[MATERIAL PROVIDED start]

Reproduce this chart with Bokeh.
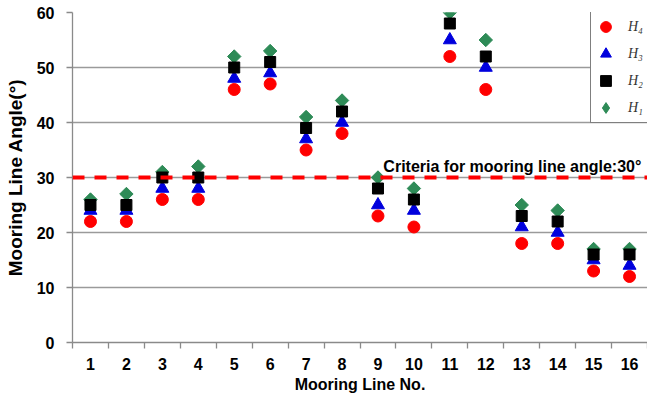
import math
from bokeh.plotting import figure
from bokeh.models import (Legend, LegendItem, FixedTicker, Span, Label, Range1d,
                          ColumnDataSource)
from bokeh.embed import file_html
from bokeh.resources import INLINE

lines = list(range(1, 17))
h4 = [22, 22, 26, 26, 46, 47, 35, 38, 23, 21, 52, 46, 18, 18, 13, 12]
h3 = [24, 24, 28, 28, 48, 49, 37, 40, 25, 24, 55, 50, 21, 20, 15, 14]
h2 = [25, 25, 30, 30, 50, 51, 39, 42, 28, 26, 58, 52, 23, 22, 16, 16]
h1 = [26, 27, 31, 32, 52, 53, 41, 44, 30, 28, 60, 55, 25, 24, 17, 17]
criteria = 30
y_ticks = [0, 10, 20, 30, 40, 50, 60]

FONT = "Liberation Sans"

p = figure(width=647, height=397, output_backend="svg", toolbar_location=None,
           x_range=Range1d(0.5, 16.5), y_range=Range1d(0, 60),
           min_border_left=72, min_border_right=0, min_border_top=12, min_border_bottom=55)
p.outline_line_color = None
p.background_fill_color = "white"

# grid
p.xgrid.grid_line_color = None
p.ygrid.grid_line_color = "#9a9a9a"
p.ygrid.grid_line_width = 1.3

# axes
p.xaxis.ticker = FixedTicker(ticks=lines, minor_ticks=[i + 0.5 for i in range(0, 17)])
p.yaxis.ticker = FixedTicker(ticks=y_ticks)
for ax in (p.xaxis[0], p.yaxis[0]):
    ax.axis_line_color = "#8a8a8a"
    ax.axis_line_width = 1.3
    ax.major_label_text_font = FONT
    ax.major_label_text_font_style = "bold"
    ax.major_label_text_font_size = "16px"
    ax.major_label_text_color = "black"
    ax.axis_label_text_font = FONT
    ax.axis_label_text_font_style = "bold"
    ax.axis_label_text_color = "black"
p.xaxis.axis_label_text_font_size = "16px"
p.yaxis.axis_label_text_font_size = "19px"
p.xaxis.major_tick_line_color = None
p.xaxis.major_tick_out = 6
p.xaxis.minor_tick_line_color = "#8a8a8a"
p.xaxis.minor_tick_line_width = 1.3
p.xaxis.minor_tick_out = 6
p.xaxis.minor_tick_in = 0
p.xaxis.major_label_standoff = 9
p.xaxis.axis_label = "Mooring Line No."
p.xaxis.axis_label_standoff = 3

p.yaxis.major_tick_line_color = "#8a8a8a"
p.yaxis.major_tick_line_width = 1.3
p.yaxis.major_tick_out = 6
p.yaxis.major_tick_in = 0
p.yaxis.minor_tick_line_color = None
p.yaxis.major_label_standoff = 12
p.yaxis.axis_label = "Mooring Line Angle(°)"
p.yaxis.axis_label_standoff = 8

# criteria line
span = Span(location=criteria, dimension="width", line_color="#ff0000",
            line_width=4, line_dash="12 10")
p.add_layout(span)
lab = Label(x=9.15, y=criteria, y_offset=3, text="Criteria for mooring line angle:30°",
            text_font=FONT, text_font_style="bold", text_font_size="16px",
            text_color="black", text_baseline="bottom")
p.add_layout(lab)

src1 = ColumnDataSource(data=dict(x=lines, y=h1))
# diamond used as the legend swatch; it sits fully under the rotated square below
r1_leg = p.scatter("x", "y", source=src1, marker="diamond", size=12,
                   fill_color="#2e8b57", line_color="#2e8b57")
r1 = p.scatter("x", "y", source=src1, marker="square", angle=math.pi / 4, size=9.5,
               fill_color="#2e8b57", line_color="#2e8b57")
r3 = p.scatter(lines, h3, marker="triangle", size=13, fill_color="#0000dd", line_color="#0000dd")
r2 = p.scatter(lines, h2, marker="square", size=11, fill_color="black", line_color="black")
r4 = p.scatter(lines, h4, marker="circle", size=12, fill_color="#ff0000", line_color="#ff0000")

legend = Legend(items=[LegendItem(label="H₄", renderers=[r4]),
                       LegendItem(label="H₃", renderers=[r3]),
                       LegendItem(label="H₂", renderers=[r2]),
                       LegendItem(label="H₁", renderers=[r1_leg])],
                location=(518, 219))
legend.glyph_width = 27
legend.glyph_height = 27
legend.spacing = 0
legend.padding = 1
legend.margin = 0
legend.label_width = 40
legend.label_text_font = "Liberation Serif"
legend.label_text_font_style = "italic"
legend.label_text_font_size = "14px"
legend.label_text_color = "#333333"
legend.border_line_color = "black"
legend.border_line_width = 1
legend.background_fill_color = "white"
legend.background_fill_alpha = 1
legend.label_standoff = 9
p.add_layout(legend)

open("out.html", "w").write(file_html(p, INLINE))
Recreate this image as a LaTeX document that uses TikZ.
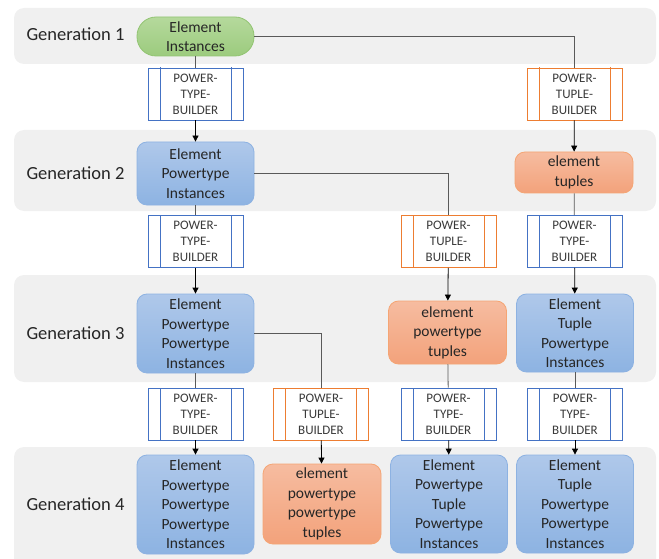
\documentclass[tikz,border=0pt]{standalone}
\usepackage{fontspec}
\setmainfont{Carlito}
\usetikzlibrary{arrows.meta}
\definecolor{band}{HTML}{F0F0F0}
\definecolor{bluetop}{HTML}{AFC8EA}
\definecolor{bluebot}{HTML}{8DB3E2}
\definecolor{blueedge}{HTML}{8DB2E2}
\definecolor{orgtop}{HTML}{F6BCA0}
\definecolor{orgbot}{HTML}{F3A27B}
\definecolor{orgedge}{HTML}{F5A574}
\definecolor{grntop}{HTML}{B5D99C}
\definecolor{grnbot}{HTML}{9CCB7E}
\definecolor{grnedge}{HTML}{92C472}
\definecolor{pblue}{HTML}{4472C4}
\definecolor{porg}{HTML}{ED7D31}
\definecolor{txt}{HTML}{262626}
\definecolor{btxt}{HTML}{3A3A3A}
\tikzset{
  x=1pt,y=-1pt,
  bandbox/.style={fill=band,draw=none,rounded corners=10pt},
  genlabel/.style={font=\fontsize{18.5}{22}\selectfont,text=txt,anchor=west},
  bluenode/.style={draw=blueedge,line width=0.8pt,top color=bluetop,bottom color=bluebot,rounded corners=10pt,minimum width=117pt,align=center,text=txt,font=\fontsize{15.5}{19.5}\selectfont,inner sep=0pt},
  orgnode/.style={draw=orgedge,line width=0.8pt,top color=orgtop,bottom color=orgbot,rounded corners=10pt,minimum width=118pt,align=center,text=txt,font=\fontsize{15.5}{19.5}\selectfont,inner sep=0pt},
  builder/.style={draw=#1,line width=0.9pt,fill=white,minimum width=95pt,minimum height=52pt,align=center,text=btxt,font=\fontsize{13}{16}\selectfont,inner sep=0pt,
    path picture={\draw[#1,line width=0.9pt]
      ([xshift=12pt,yshift=2pt]path picture bounding box.north west) -- ([xshift=12pt,yshift=-2pt]path picture bounding box.south west)
      ([xshift=-12pt,yshift=2pt]path picture bounding box.north east) -- ([xshift=-12pt,yshift=-2pt]path picture bounding box.south east);}},
  conn/.style={draw=black!65,line width=0.8pt},
  arr/.style={draw=black,line width=0.8pt,-{Triangle[length=6pt,width=6pt]}}
}
\begin{document}
\begin{tikzpicture}
\useasboundingbox (0,0) rectangle (659,559);
% bands
\fill[bandbox] (14,8) rectangle (656,64);
\fill[bandbox] (14,130) rectangle (656,211);
\fill[bandbox] (14,275) rectangle (656,382);
\fill[bandbox] (14,447) rectangle (656,572);
\node[genlabel] (g1) at (23,34) {Generation 1};
\node[genlabel] (g2) at (23,173) {Generation 2};
\node[genlabel] (g3) at (23,333) {Generation 3};
\node[genlabel] (g4) at (23,504) {Generation 4};
% gen 1
\node[draw=grnedge,line width=0.8pt,top color=grntop,bottom color=grnbot,rounded corners=19pt,minimum width=117pt,minimum height=39pt,align=center,text=txt,font=\fontsize{15.5}{19.5}\selectfont,inner sep=0pt] (ei) at (195.5,36.5) {Element\\Instances};
\node[builder=pblue] (b1) at (195.5,94) {POWER-\\TYPE-\\BUILDER};
\node[builder=porg] (b2) at (574.5,94) {POWER-\\TUPLE-\\BUILDER};
% gen 2
\node[bluenode,minimum height=63pt] (epi) at (195.5,173.5) {Element\\Powertype\\Instances};
\node[orgnode,minimum height=41pt] (et) at (574,172.5) {element\\tuples};
\node[builder=pblue] (b3) at (195.5,241.5) {POWER-\\TYPE-\\BUILDER};
\node[builder=porg] (b4) at (448.5,241.5) {POWER-\\TUPLE-\\BUILDER};
\node[builder=pblue] (b5) at (574.5,241.5) {POWER-\\TYPE-\\BUILDER};
% gen 3
\node[bluenode,minimum height=79pt] (eppi) at (195.5,333.5) {Element\\Powertype\\Powertype\\Instances};
\node[orgnode,minimum height=63pt] (ept) at (447.5,332.5) {element\\powertype\\tuples};
\node[bluenode,minimum height=78pt] (etpi) at (575,333) {Element\\Tuple\\Powertype\\Instances};
\node[builder=pblue] (b6) at (195.5,414) {POWER-\\TYPE-\\BUILDER};
\node[builder=porg] (b7) at (321,414) {POWER-\\TUPLE-\\BUILDER};
\node[builder=pblue] (b8) at (448.5,414) {POWER-\\TYPE-\\BUILDER};
\node[builder=pblue] (b9) at (575,414) {POWER-\\TYPE-\\BUILDER};
% gen 4
\node[bluenode,minimum height=99pt] (epppi) at (195.5,504.5) {Element\\Powertype\\Powertype\\Powertype\\Instances};
\node[orgnode,minimum height=80pt] (eppt) at (322,504) {element\\powertype\\powertype\\tuples};
\node[bluenode,minimum height=98pt] (eptpi) at (449,504) {Element\\Powertype\\Tuple\\Powertype\\Instances};
\node[bluenode,minimum height=98pt] (etppi) at (575,504) {Element\\Tuple\\Powertype\\Powertype\\Instances};
% connectors
\draw[conn] (ei) -- (b1);
\draw[conn] (ei.east) -| (b2.north);
\draw[arr] (b1) -- (epi);
\draw[arr] (b2) -- (et);
\draw[conn] (epi) -- (b3);
\draw[conn] (epi.east) -| (b4.north);
\draw[conn] (et) -- (b5);
\draw[arr] (b3) -- (eppi);
\draw[arr] (b4) -- (ept);
\draw[arr] (b5) -- (etpi);
\draw[conn] (eppi) -- (b6);
\draw[conn] (eppi.east) -| (b7.north);
\draw[conn] (ept) -- (b8);
\draw[conn] (etpi) -- (b9);
\draw[arr] (b6) -- (epppi);
\draw[arr] (b7) -- (eppt);
\draw[arr] (b8) -- (eptpi);
\draw[arr] (b9) -- (etppi);
\end{tikzpicture}
\end{document}
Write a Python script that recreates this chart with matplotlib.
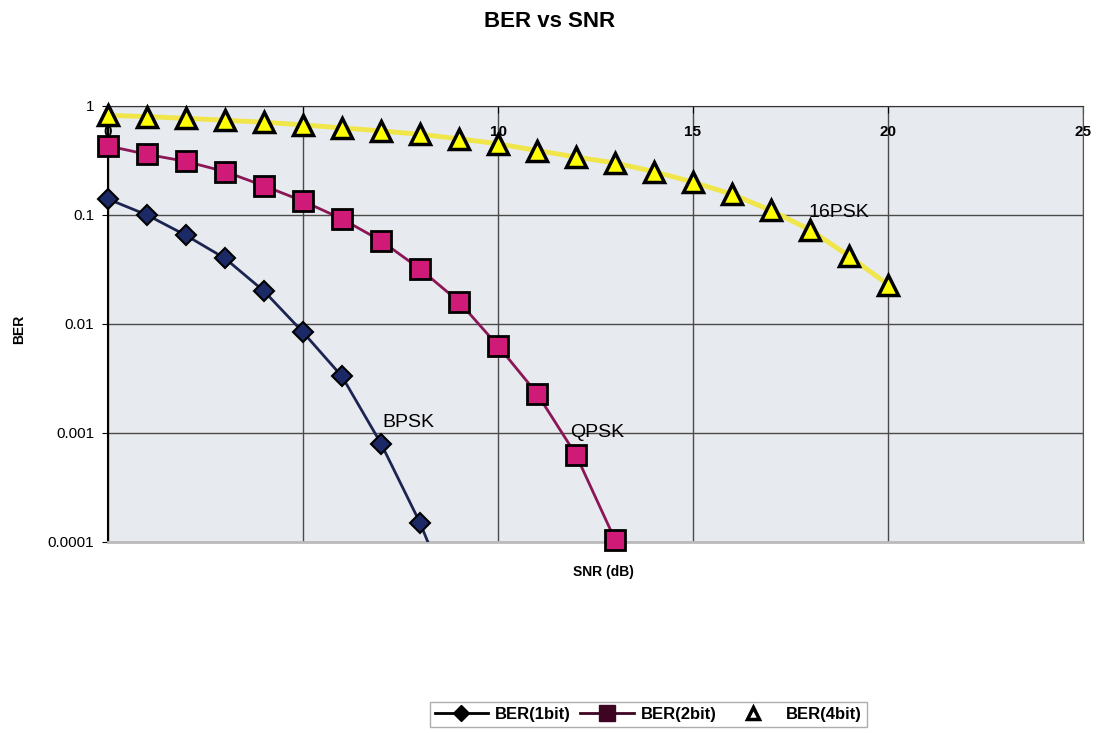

[MATERIAL PROVIDED end]

WHAT IS EXPECTED: For each line in the data above that contains the string "this", extract the line.

TASK RESPONSE:
Reproduce this chart with Bokeh.
Recreate this image as a LaTeX document that uses TikZ.
Write a Python script that recreates this chart with matplotlib.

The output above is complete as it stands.